SLEEPY HOLLOW, N.Y. – Elisabeth Hickey received several unusual calls from parents during a recent class project where students were instructed to immerse themselves in a specific time period.

One parent in particular told Hickey that she had to bring little Napoleon with her to the supermarket.

“It was a great experience for them,” Hickey said.

Students in grades three through five in the Union Free School District of the Tarrytowns recently spent several weeks learning about history from books and movies, as well as a small group of senior citizens.

The project is part of a larger push by the district to have different generations interact and learn together. Teachers and seniors talked about their experiences during a recent Board of Education meeting.

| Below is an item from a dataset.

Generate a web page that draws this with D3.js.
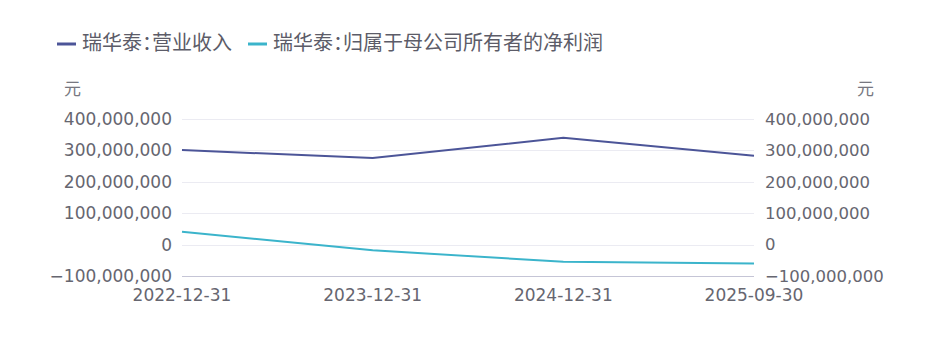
<!DOCTYPE html>
<html>
<head>
<meta charset="utf-8">
<script src="https://cdn.jsdelivr.net/npm/d3@7"></script>
<style>
    body { margin: 0; background: #fff; }
    svg text { font-family: "DejaVu Sans", "Noto Sans CJK SC", sans-serif; }
    svg text.cn { font-family: "Noto Sans CJK SC", sans-serif; font-feature-settings: "halt"; }
</style>
</head>
<body>
<div id="chart"></div>
<script>
const dates = ['2022-12-31', '2023-12-31', '2024-12-31', '2025-09-30'];
const revenue = [301000000, 276000000, 340000000, 283000000];
const netProfit = [41000000, -18000000, -55000000, -60000000];
const yTicks = [-100000000, 0, 100000000, 200000000, 300000000, 400000000];
const seriesNames = ['瑞华泰：营业收入', '瑞华泰：归属于母公司所有者的净利润'];
const seriesColors = ['#4c5598', '#3bb4cb'];

const width = 937;
const height = 339;
const margin = { left: 182, right: 183, top: 119, bottom: 63 };

const svg = d3.select('#chart').append('svg')
    .attr('width', width)
    .attr('height', height);

const x = d3.scalePoint()
    .domain(dates)
    .range([margin.left, width - margin.right]);

const y = d3.scaleLinear()
    .domain([-100000000, 400000000])
    .range([height - margin.bottom, margin.top]);

const fmt = d3.format(',');

// gridlines
svg.append('g')
    .selectAll('line')
    .data(yTicks.slice(1))
    .enter().append('line')
    .attr('x1', margin.left)
    .attr('x2', width - margin.right)
    .attr('y1', d => Math.round(y(d)) + 0.5)
    .attr('y2', d => Math.round(y(d)) + 0.5)
    .attr('stroke', '#ebebf2')
    .attr('stroke-width', 1);

// bottom axis line
svg.append('line')
    .attr('x1', margin.left)
    .attr('x2', width - margin.right)
    .attr('y1', Math.round(y(-100000000)) + 0.5)
    .attr('y2', Math.round(y(-100000000)) + 0.5)
    .attr('stroke', '#c5c5d6')
    .attr('stroke-width', 1);

// left axis labels
svg.append('g')
    .selectAll('text')
    .data(yTicks)
    .enter().append('text')
    .attr('x', margin.left - 10)
    .attr('y', d => y(d))
    .attr('dy', '0.35em')
    .attr('text-anchor', 'end')
    .attr('font-size', 17)
    .attr('fill', '#666670')
    .text(d => fmt(d));

// right axis labels
svg.append('g')
    .selectAll('text')
    .data(yTicks)
    .enter().append('text')
    .attr('x', width - margin.right + 11)
    .attr('y', d => y(d))
    .attr('dy', '0.35em')
    .attr('text-anchor', 'start')
    .attr('font-size', 16.5)
    .attr('fill', '#666670')
    .text(d => fmt(d));

// unit labels
svg.append('text')
    .attr('class', 'cn')
    .attr('x', 64).attr('y', 95)
    .attr('font-size', 17).attr('fill', '#777780')
    .text('元');
svg.append('text')
    .attr('class', 'cn')
    .attr('x', 874).attr('y', 95)
    .attr('text-anchor', 'end')
    .attr('font-size', 17).attr('fill', '#777780')
    .text('元');

// x axis labels
svg.append('g')
    .selectAll('text')
    .data(dates)
    .enter().append('text')
    .attr('x', d => x(d))
    .attr('y', 301)
    .attr('text-anchor', 'middle')
    .attr('font-size', 17)
    .attr('fill', '#666670')
    .text(d => d);

// lines
const line = d3.line()
    .x((d, i) => x(dates[i]))
    .y(d => y(d));

[revenue, netProfit].forEach((values, i) => {
    svg.append('path')
        .datum(values)
        .attr('fill', 'none')
        .attr('stroke', seriesColors[i])
        .attr('stroke-width', 2)
        .attr('d', line);
});

// legend
const legendX = [57, 248];
seriesNames.forEach((name, i) => {
    svg.append('line')
        .attr('x1', legendX[i]).attr('x2', legendX[i] + 19)
        .attr('y1', 44).attr('y2', 44)
        .attr('stroke', seriesColors[i])
        .attr('stroke-width', 3);
    svg.append('text')
        .attr('class', 'cn')
        .attr('x', legendX[i] + 25)
        .attr('y', 43)
        .attr('dy', '0.35em')
        .attr('font-size', 20)
        .attr('fill', '#5c5c68')
        .text(name);
});
</script>
</body>
</html>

Hickey's classes were told to “read everything they could, watch every movie they could find (and actually be allowed to watch) and find out as much as they could about that time period.”

“Then we spent two weeks where I just told them to immerse themselves in that period: speak like they were in that time period, think about everything that they would have done and imagine,” Hickey said. “Their homework for two weeks was to imagine and then act out.”

The kids then took their knowledge to a group of 14 seniors . The seniors then taught the kids about experiences in their life. Senior Joan Oltman talked about the Civil Rights era and her involvement in sit-ins and protests in southern Ohio.

Although some questions weren't exactly on topic, she noted the students were “so refreshingly poised and open and natural.” She also enjoyed learning about the historical time periods the kids had researched.

“It was just an enthralling experience,” she said.

Andrea Harrison, an art teacher at Sleepy Hollow Middle School, is also working on an inter-generational project with the Tarrytown seniors. The project is a collaboration of “what life is,” she said, and her students are excited to be working with the seniors.

Last year, her students learned about the Pearl Harbor attack from survivor Armando “Chick” Galella and then created a peace mural for the school.

“We'd better find some good wall space,” she said.